Martyrs contre martyrs

Pour le commun des mortels, la Commune de 1871 est un mouvement révolutionnaire qui a brièvement fait trembler le pouvoir en place avant d’être réprimé sauvagement et noyé dans le sang par Adolphe Thiers, non sans avoir fait émerger quelques idées et quelques personnalités, dont la figure de Louise Michel, pasionaria du mouvement avant Dolores Ibarruri. Pour une petite fraction de l’Église catholique, l’évènement majeur qu’a constitué la Commune de Paris, et dont nous célébrions le 150e anniversaire cette année, se résume au triste sort d’une cinquantaine d’otages, exécutés par des communards jusqu’au-boutistes, ou par la foule en colère, dont l’archevêque de Paris, Monseigneur Darboy.

Depuis 1880, les héritiers de la Commune, à l’appel des organisations ouvrières et leurs sympathisants, ont pris l’habitude de se rendre au « mur des Fédérés » dans le cimetière du Père-Lachaise, là même où 147 communards ont été exécutés et enterrés à la fin de la « semaine sanglante ». De leur côté, les catholiques, qui ont érigé l’église Notre-Dame des Otages sur les lieux de la mort de ses religieux, ont consacré la semaine à commémorer leur lecture des évènements et prévu un cortège depuis le square de la Roquette jusqu’à l’église. Et ce qui devait arriver arriva. Les deux défilés se sont croisés, et, au lieu de s’éviter, se sont affrontés devant un service d’ordre minimaliste et apparemment peu concerné. Si l’on en croit le site Internet de la Fraternité sacerdotale Saint-Pie-X (FSSPX actualités), une organisation traditionaliste, voire intégriste à l’intérieur de l’église, les enragés anarchistes se sont rués sur les chrétiens pacifiques, les bousculant, arrachant leurs bannières avant de les piétiner, faisant tomber des sexagénaires et les obligeant à trouver refuge dans une église, tandis que la foule hurlait ses slogans, tels qu’« à bas la calotte » ou « à bas les Versaillais » en souvenir des bataillons de soldats loyalistes au service du pouvoir.

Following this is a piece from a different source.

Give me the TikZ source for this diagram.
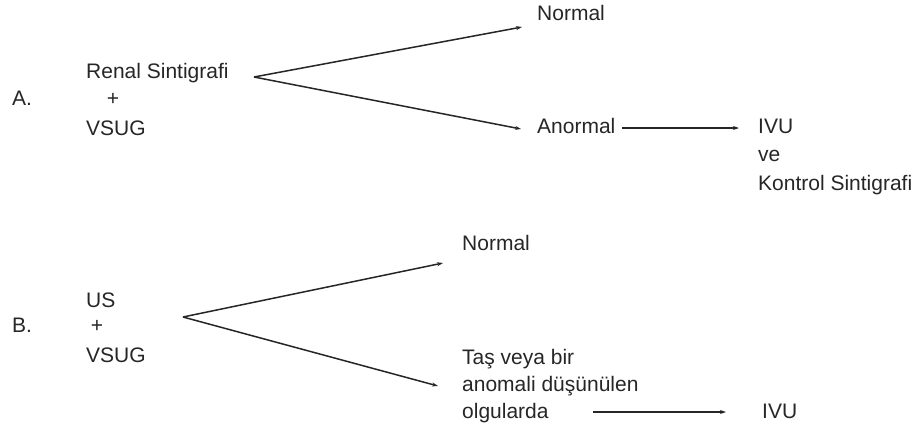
\documentclass[tikz,border=0pt]{standalone}
\usepackage{fontspec}
\setmainfont{Liberation Sans}
\usetikzlibrary{arrows.meta}
\begin{document}
\begin{tikzpicture}[x=1pt,y=-1pt,
  lbl/.style={anchor=base west,inner sep=0pt,font=\fontsize{21}{25}\selectfont,text=black!85},
  plus/.style={anchor=base,inner sep=0pt,font=\fontsize{21}{25}\selectfont,text=black!85},
  arr/.style={draw=black!85,line width=1.5pt,-{Stealth[length=6pt,width=4pt]}}]
\useasboundingbox (0,0) rectangle (917,432);
% Part A
\node[lbl] (la) at (12,105) {A.};
\node[lbl] (renal) at (86,78) {Renal Sintigrafi};
\node[plus] (plusa) at (113,105) {+};
\node[lbl] (vsuga) at (86,135) {VSUG};
\node[lbl] (norma) at (537,20) {Normal};
\node[lbl] (anormal) at (537,133) {Anormal};
\node[lbl] (ivua) at (758,133) {IVU};
\node[lbl] (ve) at (758,161) {ve};
\node[lbl] (kontrol) at (758,190) {Kontrol Sintigrafi};
\coordinate (bra) at (254,77);
\coordinate (ta1) at (522,27);
\coordinate (ta2) at (521,129);
\coordinate (sa) at (622,128);
\coordinate (ea) at (739,128);
\draw[arr] (bra) -- (ta1);
\draw[arr] (bra) -- (ta2);
\draw[arr] (sa) -- (ea);
% Part B
\node[lbl] (lb) at (12,332) {B.};
\node[lbl] (us) at (86,307) {US};
\node[plus] (plusb) at (97,332) {+};
\node[lbl] (vsugb) at (86,362) {VSUG};
\node[lbl] (normb) at (462,250) {Normal};
\node[lbl] (tas) at (462,364) {Taş veya bir};
\node[lbl] (anom) at (462,391) {anomali düşünülen};
\node[lbl] (olgu) at (462,418) {olgularda};
\node[lbl] (ivub) at (762,418) {IVU};
\coordinate (brb) at (183,317);
\coordinate (tb1) at (443,263);
\coordinate (tb2) at (438,386);
\coordinate (sb) at (593,412);
\coordinate (eb) at (726,412);
\draw[arr] (brb) -- (tb1);
\draw[arr] (brb) -- (tb2);
\draw[arr] (sb) -- (eb);
\end{tikzpicture}
\end{document}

Était-il vraiment indispensable de laisser se dérouler ces deux manifestations sans se préoccuper de leur parcours ni anticiper leur rencontre probable ? Le covid 19 a donc cessé de justifier toutes les restrictions aux libertés qui ont permis d’interdire les rassemblements jugés inopportuns par le gouvernement ? Les organisateurs du défilé religieux ont affirmé user de leur droit à la liberté de pratiquer leur culte, ce qui est pour moi un abus de langage, la liberté de culte n’étant nullement menacée en l’espèce, mais l’intention provocatrice probable. En effet, lors du centenaire de la Commune, en 1971, les cérémonies religieuses avaient été plus discrètes. Cinquante ans plus tard, la société s’est encore plus droitisée, les « tradis » sont plus actifs que jamais, et le pouvoir verse de l’huile sur le feu.